Copper loved his, but I gave it to someone with a senior lab last summer since I was pretty sure it wouldn't last long with chewing little Tucker and Emily.


----------



## vcm5 (Apr 20, 2011)

Oh no!! Poor cooling bed!


----------



## GoldenCamper (Dec 21, 2009)

Try a waterbed repair kit before you say goodbye to it.


----------



## GoldenMum (Mar 15, 2010)

GoldenCamper said:


> Try a waterbed repair kit before you say goodbye to it.



I just repaired my pool liner, I have a bit left over. I guess it's worth a try, the whole corner is missing. We'll see! Thanks!


----------



## Dallas Gold (Dec 22, 2007)

Toby destroyed our cool bed that both our other two Goldens used. He was about your girl's age when it happened! He also destroyed an orthopedic bed, several crate beds and a magnet bed we used for our senior dogs. There is only one bed he never destroyed-- Our bed! That's where he demands to sleep...

Dogs!


----------



## CAROLINA MOM (May 12, 2009)

Oh no, best of luck trying to fix it.


----------



## LifeOfRiley (Nov 2, 2007)

LOL - I can't help laughing, but I'm sure it's not all that funny to you. Those things are kind of pricey. I know - I just ordered one for Riley.

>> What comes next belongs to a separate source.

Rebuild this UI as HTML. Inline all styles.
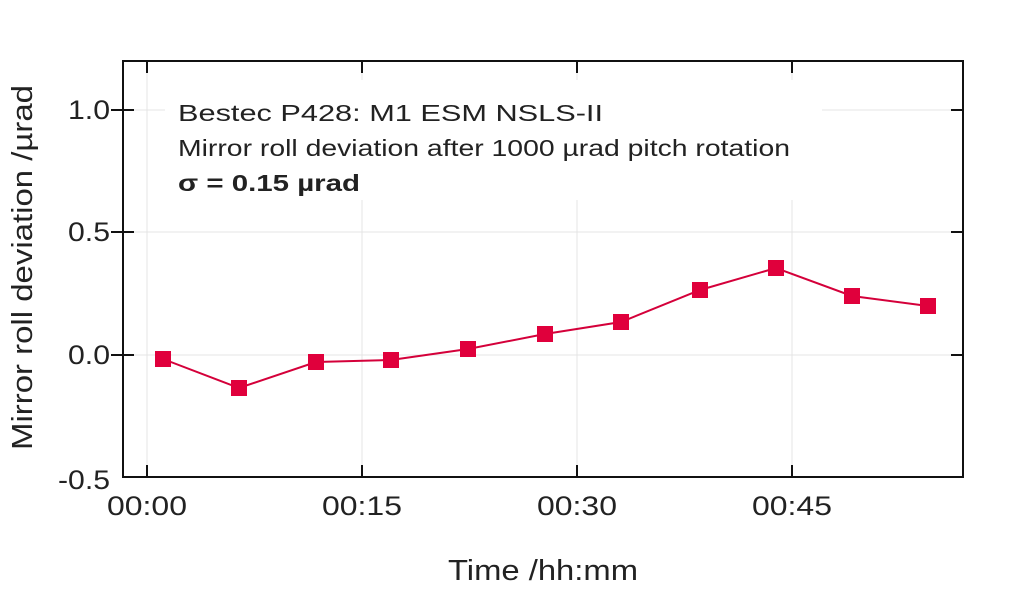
<!DOCTYPE html>
<html><head><meta charset="utf-8"><style>
html,body{margin:0;padding:0;background:#fff;width:1024px;height:589px;overflow:hidden}
text{font-family:"Liberation Sans",sans-serif;fill:#222}
</style></head><body>
<svg width="1024" height="589" viewBox="0 0 1024 589" xmlns="http://www.w3.org/2000/svg">
<g stroke="#e4e4e4" stroke-width="1">
<line x1="123" y1="110" x2="962" y2="110"/>
<line x1="123" y1="232" x2="962" y2="232"/>
<line x1="123" y1="355" x2="962" y2="355"/>
<line x1="147" y1="61" x2="147" y2="477"/>
<line x1="362" y1="61" x2="362" y2="477"/>
<line x1="577" y1="61" x2="577" y2="477"/>
<line x1="792" y1="61" x2="792" y2="477"/>
</g>
<rect x="165" y="80" width="657" height="120" fill="#fff"/>
<rect x="123" y="61" width="840" height="416" fill="none" stroke="#111" stroke-width="2"/>
<g stroke="#111" stroke-width="2">
<line x1="111" y1="110" x2="134" y2="110"/><line x1="111" y1="232" x2="134" y2="232"/><line x1="111" y1="355" x2="134" y2="355"/>
<line x1="951" y1="110" x2="963" y2="110"/><line x1="951" y1="232" x2="963" y2="232"/><line x1="951" y1="355" x2="963" y2="355"/>
<line x1="147" y1="465" x2="147" y2="477"/><line x1="362" y1="465" x2="362" y2="477"/><line x1="577" y1="465" x2="577" y2="477"/><line x1="792" y1="465" x2="792" y2="477"/>
<line x1="147" y1="61" x2="147" y2="73"/><line x1="362" y1="61" x2="362" y2="73"/><line x1="577" y1="61" x2="577" y2="73"/><line x1="792" y1="61" x2="792" y2="73"/>
</g>
<g font-size="27" text-anchor="end">
<text x="110" y="119" textLength="42" lengthAdjust="spacingAndGlyphs">1.0</text><text x="110" y="241" textLength="42" lengthAdjust="spacingAndGlyphs">0.5</text><text x="110" y="364" textLength="42" lengthAdjust="spacingAndGlyphs">0.0</text><text x="110" y="489" textLength="52" lengthAdjust="spacingAndGlyphs">-0.5</text>
</g>
<g font-size="27">
<text x="107" y="515" textLength="80" lengthAdjust="spacingAndGlyphs">00:00</text>
<text x="322" y="515" textLength="80" lengthAdjust="spacingAndGlyphs">00:15</text>
<text x="537" y="515" textLength="80" lengthAdjust="spacingAndGlyphs">00:30</text>
<text x="752" y="515" textLength="80" lengthAdjust="spacingAndGlyphs">00:45</text>
<text x="448" y="580" font-size="29" textLength="190" lengthAdjust="spacingAndGlyphs">Time /hh:mm</text>
<text transform="translate(32,450) rotate(-90)" font-size="29" textLength="365" lengthAdjust="spacingAndGlyphs">Mirror roll deviation /µrad</text>
</g>
<text x="178" y="121" font-size="23" textLength="425" lengthAdjust="spacingAndGlyphs">Bestec P428: M1 ESM NSLS-II</text>
<text x="178" y="156" font-size="23" textLength="612" lengthAdjust="spacingAndGlyphs">Mirror roll deviation after 1000 µrad pitch rotation</text>
<text x="178" y="191" font-size="23" font-weight="bold" textLength="182" lengthAdjust="spacingAndGlyphs">σ = 0.15 µrad</text>
<polyline fill="none" stroke="#d4003a" stroke-width="2" points="163,359 239,388 316,362 391,360 468,349 545,334 621,322 700,290 776,268 852,296 928,306"/>
<g fill="#e0003c">
<rect x="155" y="351" width="16" height="16"/><rect x="231" y="380" width="16" height="16"/><rect x="308" y="354" width="16" height="16"/><rect x="383" y="352" width="16" height="16"/><rect x="460" y="341" width="16" height="16"/><rect x="537" y="326" width="16" height="16"/><rect x="613" y="314" width="16" height="16"/><rect x="692" y="282" width="16" height="16"/><rect x="768" y="260" width="16" height="16"/><rect x="844" y="288" width="16" height="16"/><rect x="920" y="298" width="16" height="16"/>
</g>
</svg>
</body></html>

We'll see how it goes. Riley isn't really a fan of new things so I don't know if he'll like it. I'm hoping he does, but if he won't use it maybe I can package it up and send it to you.


----------



## Wyatt's mommy (Feb 25, 2011)

For some reason dog teeth and claws don't seem real practical for one of those beds.....


----------



## GoldenMum (Mar 15, 2010)

Wyatt's mommy said:


> For some reason dog teeth and claws don't seem real practical for one of those beds.....


Yes, I should have known better as Skyler always is chewing on something! She always has an antler, or a kong; if not she will find something on her own!


----------